§ **WORK INSTRUCTIONS**
Repeat verbatim only the lines from the one with "Emit a web page" through the one with "const points = stripSignal.map((x, i)", both ends kept. Pictures stay out.

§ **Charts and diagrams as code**
○ ○ ○ ○

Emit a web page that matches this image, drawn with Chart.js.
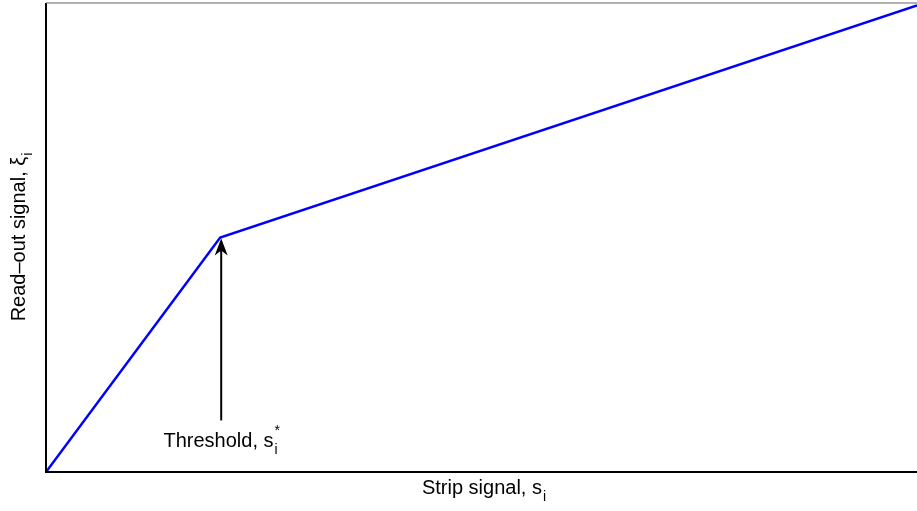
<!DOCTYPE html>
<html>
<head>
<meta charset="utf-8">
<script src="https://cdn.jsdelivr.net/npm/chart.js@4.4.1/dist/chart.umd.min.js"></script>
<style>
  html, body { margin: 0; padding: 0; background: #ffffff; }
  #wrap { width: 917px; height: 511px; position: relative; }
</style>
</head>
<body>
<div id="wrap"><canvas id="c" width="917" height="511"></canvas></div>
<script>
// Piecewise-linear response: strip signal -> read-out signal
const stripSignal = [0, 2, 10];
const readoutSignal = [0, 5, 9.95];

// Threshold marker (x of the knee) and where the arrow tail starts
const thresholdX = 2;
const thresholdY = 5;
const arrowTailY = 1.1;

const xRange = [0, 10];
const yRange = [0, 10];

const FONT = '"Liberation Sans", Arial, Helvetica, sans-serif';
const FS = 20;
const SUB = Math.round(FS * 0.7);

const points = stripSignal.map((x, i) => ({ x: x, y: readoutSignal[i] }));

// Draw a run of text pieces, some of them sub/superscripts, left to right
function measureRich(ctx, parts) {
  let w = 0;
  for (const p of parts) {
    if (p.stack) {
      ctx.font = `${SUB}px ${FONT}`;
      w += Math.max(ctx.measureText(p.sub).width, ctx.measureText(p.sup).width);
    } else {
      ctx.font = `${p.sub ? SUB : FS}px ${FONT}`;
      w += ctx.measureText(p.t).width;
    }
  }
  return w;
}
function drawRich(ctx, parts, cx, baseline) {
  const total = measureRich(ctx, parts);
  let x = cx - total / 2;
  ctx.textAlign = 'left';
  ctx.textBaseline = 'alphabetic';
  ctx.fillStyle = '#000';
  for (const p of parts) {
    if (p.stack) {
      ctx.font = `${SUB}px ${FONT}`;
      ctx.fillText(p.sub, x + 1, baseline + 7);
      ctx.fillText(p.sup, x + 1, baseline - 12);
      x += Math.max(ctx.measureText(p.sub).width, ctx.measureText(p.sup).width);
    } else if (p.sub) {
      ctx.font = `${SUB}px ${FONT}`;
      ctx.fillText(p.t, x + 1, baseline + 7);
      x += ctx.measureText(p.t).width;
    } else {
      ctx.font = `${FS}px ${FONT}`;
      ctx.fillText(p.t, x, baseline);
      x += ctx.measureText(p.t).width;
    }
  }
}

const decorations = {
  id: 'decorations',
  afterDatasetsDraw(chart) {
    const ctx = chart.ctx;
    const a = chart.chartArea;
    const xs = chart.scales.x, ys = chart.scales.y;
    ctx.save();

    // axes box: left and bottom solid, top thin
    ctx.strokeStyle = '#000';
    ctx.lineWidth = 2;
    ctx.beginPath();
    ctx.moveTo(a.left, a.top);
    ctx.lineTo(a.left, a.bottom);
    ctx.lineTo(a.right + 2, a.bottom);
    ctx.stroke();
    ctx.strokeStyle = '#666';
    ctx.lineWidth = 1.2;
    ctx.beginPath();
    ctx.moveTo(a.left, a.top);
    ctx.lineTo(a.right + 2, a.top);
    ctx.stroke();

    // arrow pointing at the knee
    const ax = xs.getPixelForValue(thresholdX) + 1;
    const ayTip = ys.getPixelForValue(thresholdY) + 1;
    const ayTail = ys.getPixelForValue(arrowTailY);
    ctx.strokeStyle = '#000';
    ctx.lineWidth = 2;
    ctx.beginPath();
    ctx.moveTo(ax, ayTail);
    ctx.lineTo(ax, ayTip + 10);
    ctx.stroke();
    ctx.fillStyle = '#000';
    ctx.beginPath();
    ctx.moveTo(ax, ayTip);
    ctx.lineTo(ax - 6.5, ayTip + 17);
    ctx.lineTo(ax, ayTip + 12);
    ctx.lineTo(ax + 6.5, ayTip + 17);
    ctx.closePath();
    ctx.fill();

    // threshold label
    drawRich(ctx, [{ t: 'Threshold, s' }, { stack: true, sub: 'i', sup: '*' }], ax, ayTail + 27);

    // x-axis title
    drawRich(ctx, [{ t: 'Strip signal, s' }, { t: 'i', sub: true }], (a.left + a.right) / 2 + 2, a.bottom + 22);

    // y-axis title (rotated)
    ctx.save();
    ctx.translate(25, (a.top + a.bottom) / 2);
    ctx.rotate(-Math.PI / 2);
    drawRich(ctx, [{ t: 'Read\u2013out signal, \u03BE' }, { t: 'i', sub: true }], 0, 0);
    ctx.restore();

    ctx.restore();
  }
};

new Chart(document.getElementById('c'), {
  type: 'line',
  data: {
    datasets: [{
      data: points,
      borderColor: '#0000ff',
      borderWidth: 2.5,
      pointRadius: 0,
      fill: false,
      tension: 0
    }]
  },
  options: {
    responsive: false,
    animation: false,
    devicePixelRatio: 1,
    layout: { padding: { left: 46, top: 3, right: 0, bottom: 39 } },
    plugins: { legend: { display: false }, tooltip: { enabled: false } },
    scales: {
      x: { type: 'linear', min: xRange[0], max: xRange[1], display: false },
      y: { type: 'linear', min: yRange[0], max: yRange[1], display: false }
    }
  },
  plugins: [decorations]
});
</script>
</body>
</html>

○ ○ ○ ○

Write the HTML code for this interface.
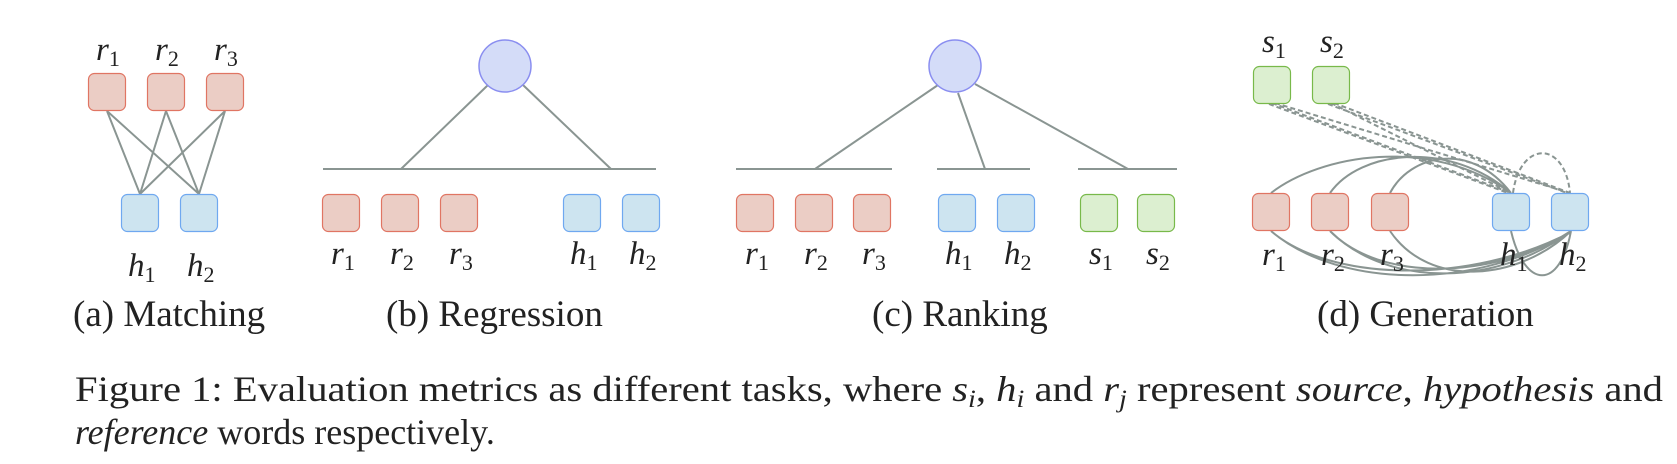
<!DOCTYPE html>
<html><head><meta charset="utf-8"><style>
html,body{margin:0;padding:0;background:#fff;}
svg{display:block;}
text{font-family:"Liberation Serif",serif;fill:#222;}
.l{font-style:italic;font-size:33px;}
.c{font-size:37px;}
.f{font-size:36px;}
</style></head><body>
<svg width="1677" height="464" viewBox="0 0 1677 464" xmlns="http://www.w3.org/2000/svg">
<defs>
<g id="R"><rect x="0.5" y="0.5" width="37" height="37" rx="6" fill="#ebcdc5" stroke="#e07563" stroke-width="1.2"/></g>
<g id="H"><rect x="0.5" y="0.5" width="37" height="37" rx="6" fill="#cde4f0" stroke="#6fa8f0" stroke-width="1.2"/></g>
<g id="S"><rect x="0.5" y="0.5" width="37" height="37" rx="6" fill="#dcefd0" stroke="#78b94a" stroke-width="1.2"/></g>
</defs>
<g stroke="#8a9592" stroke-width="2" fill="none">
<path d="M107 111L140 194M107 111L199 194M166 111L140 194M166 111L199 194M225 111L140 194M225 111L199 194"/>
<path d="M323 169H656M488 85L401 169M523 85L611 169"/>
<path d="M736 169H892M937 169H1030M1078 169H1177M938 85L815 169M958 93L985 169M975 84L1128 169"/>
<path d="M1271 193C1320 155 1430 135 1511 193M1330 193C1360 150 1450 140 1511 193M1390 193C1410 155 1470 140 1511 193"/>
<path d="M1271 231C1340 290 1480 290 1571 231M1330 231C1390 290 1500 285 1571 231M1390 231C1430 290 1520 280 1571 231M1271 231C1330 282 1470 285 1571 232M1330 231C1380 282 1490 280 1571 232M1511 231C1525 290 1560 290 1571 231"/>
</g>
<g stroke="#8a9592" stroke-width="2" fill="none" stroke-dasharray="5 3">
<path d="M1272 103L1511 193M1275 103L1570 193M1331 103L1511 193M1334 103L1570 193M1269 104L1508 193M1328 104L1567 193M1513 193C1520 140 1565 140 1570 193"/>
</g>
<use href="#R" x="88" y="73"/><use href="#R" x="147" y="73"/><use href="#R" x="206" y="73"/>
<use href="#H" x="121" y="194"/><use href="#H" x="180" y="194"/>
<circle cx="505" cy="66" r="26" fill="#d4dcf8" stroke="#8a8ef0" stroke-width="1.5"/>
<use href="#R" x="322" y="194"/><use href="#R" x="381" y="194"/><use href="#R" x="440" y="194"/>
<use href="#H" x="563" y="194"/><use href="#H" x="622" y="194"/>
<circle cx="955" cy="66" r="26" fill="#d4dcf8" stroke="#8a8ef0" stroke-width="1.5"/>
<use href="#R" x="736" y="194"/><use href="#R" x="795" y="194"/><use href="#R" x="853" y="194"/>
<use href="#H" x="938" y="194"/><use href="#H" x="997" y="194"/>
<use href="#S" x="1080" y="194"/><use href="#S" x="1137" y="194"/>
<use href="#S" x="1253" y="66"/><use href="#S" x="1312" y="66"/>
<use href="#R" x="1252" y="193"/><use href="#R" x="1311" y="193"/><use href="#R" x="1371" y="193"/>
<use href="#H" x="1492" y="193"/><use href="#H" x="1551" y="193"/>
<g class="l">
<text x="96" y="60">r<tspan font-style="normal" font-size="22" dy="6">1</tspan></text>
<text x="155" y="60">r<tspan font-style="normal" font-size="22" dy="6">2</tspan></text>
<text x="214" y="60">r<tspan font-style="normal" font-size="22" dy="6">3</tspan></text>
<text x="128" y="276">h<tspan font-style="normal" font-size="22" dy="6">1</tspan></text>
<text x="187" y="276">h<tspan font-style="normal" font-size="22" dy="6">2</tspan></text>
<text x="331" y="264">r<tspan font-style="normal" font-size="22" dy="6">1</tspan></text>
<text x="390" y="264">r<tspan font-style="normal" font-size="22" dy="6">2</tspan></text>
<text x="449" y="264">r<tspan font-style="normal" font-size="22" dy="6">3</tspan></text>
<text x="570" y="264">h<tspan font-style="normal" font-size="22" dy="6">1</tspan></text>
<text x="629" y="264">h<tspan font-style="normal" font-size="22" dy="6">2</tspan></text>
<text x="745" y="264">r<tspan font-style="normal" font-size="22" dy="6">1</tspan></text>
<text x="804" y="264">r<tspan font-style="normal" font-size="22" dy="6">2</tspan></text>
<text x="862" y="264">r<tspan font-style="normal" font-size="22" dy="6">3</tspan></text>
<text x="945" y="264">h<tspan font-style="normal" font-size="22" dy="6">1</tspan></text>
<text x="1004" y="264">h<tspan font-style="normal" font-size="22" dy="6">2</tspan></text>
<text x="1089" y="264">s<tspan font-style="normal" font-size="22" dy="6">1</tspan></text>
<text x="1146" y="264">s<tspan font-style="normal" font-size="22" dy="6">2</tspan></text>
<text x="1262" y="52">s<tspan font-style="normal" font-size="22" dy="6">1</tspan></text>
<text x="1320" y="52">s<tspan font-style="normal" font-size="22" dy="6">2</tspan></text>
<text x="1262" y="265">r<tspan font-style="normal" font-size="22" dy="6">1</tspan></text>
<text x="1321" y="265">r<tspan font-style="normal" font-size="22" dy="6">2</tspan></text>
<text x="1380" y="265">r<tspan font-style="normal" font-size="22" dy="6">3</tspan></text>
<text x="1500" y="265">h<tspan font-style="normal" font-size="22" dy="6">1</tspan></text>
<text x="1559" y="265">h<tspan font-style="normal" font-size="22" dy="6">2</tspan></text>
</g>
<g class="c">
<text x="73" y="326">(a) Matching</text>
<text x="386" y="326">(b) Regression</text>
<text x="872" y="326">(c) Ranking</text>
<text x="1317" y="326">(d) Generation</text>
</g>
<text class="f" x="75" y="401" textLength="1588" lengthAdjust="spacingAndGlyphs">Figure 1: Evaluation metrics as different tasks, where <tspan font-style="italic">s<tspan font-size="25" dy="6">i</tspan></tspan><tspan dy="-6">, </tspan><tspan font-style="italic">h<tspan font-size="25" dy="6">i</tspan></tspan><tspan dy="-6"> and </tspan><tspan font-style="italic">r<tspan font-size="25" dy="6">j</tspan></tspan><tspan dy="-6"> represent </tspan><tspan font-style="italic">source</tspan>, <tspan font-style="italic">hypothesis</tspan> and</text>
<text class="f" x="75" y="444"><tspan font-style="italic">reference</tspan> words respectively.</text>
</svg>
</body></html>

○ ○ ○ ○

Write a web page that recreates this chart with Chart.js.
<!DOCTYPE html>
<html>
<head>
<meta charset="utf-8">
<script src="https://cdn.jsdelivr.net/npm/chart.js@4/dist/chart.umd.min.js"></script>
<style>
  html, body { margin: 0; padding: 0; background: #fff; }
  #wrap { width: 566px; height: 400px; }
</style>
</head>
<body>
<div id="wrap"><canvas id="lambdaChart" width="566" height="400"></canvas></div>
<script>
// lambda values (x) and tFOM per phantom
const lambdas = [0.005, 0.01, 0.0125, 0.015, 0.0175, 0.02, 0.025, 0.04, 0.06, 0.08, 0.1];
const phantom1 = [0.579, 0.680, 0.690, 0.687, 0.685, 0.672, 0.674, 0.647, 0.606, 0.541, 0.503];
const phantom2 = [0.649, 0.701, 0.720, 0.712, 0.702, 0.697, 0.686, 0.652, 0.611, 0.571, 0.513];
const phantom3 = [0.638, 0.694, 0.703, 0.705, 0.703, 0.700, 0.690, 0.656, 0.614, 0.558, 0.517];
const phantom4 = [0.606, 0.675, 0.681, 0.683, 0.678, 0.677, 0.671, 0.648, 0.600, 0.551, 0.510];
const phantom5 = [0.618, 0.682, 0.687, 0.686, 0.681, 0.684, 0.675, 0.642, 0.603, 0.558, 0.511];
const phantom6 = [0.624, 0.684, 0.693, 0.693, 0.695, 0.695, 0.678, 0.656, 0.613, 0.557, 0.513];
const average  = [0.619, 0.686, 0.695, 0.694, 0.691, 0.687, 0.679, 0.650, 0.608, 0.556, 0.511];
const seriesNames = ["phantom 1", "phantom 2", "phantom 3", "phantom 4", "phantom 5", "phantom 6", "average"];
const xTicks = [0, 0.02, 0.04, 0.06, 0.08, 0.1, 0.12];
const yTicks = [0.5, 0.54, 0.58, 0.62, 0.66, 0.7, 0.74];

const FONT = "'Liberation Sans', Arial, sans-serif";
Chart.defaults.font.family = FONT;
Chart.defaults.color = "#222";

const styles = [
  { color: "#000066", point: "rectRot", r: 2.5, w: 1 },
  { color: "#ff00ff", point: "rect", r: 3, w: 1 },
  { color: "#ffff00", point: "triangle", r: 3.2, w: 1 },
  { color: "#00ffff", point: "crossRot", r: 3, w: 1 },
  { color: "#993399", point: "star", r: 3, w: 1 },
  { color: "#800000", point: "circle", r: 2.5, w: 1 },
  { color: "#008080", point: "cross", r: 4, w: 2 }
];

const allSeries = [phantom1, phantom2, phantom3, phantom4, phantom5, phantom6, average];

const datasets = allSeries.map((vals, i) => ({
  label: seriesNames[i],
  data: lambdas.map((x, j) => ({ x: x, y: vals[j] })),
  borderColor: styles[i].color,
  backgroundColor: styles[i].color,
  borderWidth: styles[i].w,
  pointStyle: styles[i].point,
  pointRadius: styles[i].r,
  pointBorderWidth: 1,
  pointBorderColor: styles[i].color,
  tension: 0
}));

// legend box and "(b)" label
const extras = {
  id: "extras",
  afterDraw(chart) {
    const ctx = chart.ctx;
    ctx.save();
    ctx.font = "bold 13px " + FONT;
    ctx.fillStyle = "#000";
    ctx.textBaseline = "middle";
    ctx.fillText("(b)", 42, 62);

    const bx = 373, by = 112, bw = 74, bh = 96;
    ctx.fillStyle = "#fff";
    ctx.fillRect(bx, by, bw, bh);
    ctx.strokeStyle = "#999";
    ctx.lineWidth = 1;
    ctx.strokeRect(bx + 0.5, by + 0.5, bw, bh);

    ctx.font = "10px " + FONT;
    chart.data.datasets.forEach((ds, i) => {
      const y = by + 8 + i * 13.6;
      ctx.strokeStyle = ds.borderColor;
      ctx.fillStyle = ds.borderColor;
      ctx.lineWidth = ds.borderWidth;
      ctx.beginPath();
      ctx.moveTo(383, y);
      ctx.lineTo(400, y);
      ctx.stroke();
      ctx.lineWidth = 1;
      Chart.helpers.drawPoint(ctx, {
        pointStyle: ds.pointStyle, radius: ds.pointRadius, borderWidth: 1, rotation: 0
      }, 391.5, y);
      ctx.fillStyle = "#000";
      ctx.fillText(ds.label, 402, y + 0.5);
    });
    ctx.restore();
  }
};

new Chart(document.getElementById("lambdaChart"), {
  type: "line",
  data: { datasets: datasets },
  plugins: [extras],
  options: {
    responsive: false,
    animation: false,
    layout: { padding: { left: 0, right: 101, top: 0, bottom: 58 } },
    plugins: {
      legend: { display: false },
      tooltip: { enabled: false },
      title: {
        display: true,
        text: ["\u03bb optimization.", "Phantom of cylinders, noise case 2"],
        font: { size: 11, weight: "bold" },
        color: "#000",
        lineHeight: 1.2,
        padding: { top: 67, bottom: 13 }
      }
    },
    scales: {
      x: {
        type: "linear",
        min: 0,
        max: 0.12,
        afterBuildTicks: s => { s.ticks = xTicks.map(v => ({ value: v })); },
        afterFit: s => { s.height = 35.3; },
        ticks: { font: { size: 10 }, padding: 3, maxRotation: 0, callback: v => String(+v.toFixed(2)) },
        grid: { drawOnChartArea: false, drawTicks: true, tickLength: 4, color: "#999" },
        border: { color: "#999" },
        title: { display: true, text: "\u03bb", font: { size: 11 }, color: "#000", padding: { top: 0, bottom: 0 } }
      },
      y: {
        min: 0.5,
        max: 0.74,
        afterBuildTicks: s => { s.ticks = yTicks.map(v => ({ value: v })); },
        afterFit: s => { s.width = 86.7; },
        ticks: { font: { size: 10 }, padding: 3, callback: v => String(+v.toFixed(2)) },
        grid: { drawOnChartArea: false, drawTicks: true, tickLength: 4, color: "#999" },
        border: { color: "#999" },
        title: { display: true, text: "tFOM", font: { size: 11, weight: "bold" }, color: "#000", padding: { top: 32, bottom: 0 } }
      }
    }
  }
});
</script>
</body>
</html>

○ ○ ○ ○

§ **RESULT OF THIS EXERCISE**
Emit a web page that matches this image, drawn with Chart.js.
<!DOCTYPE html>
<html>
<head>
<meta charset="utf-8">
<script src="https://cdn.jsdelivr.net/npm/chart.js@4.4.1/dist/chart.umd.min.js"></script>
<style>
  html, body { margin: 0; padding: 0; background: #ffffff; }
  #wrap { width: 917px; height: 511px; position: relative; }
</style>
</head>
<body>
<div id="wrap"><canvas id="c" width="917" height="511"></canvas></div>
<script>
// Piecewise-linear response: strip signal -> read-out signal
const stripSignal = [0, 2, 10];
const readoutSignal = [0, 5, 9.95];

// Threshold marker (x of the knee) and where the arrow tail starts
const thresholdX = 2;
const thresholdY = 5;
const arrowTailY = 1.1;

const xRange = [0, 10];
const yRange = [0, 10];

const FONT = '"Liberation Sans", Arial, Helvetica, sans-serif';
const FS = 20;
const SUB = Math.round(FS * 0.7);

const points = stripSignal.map((x, i) => ({ x: x, y: readoutSignal[i] }));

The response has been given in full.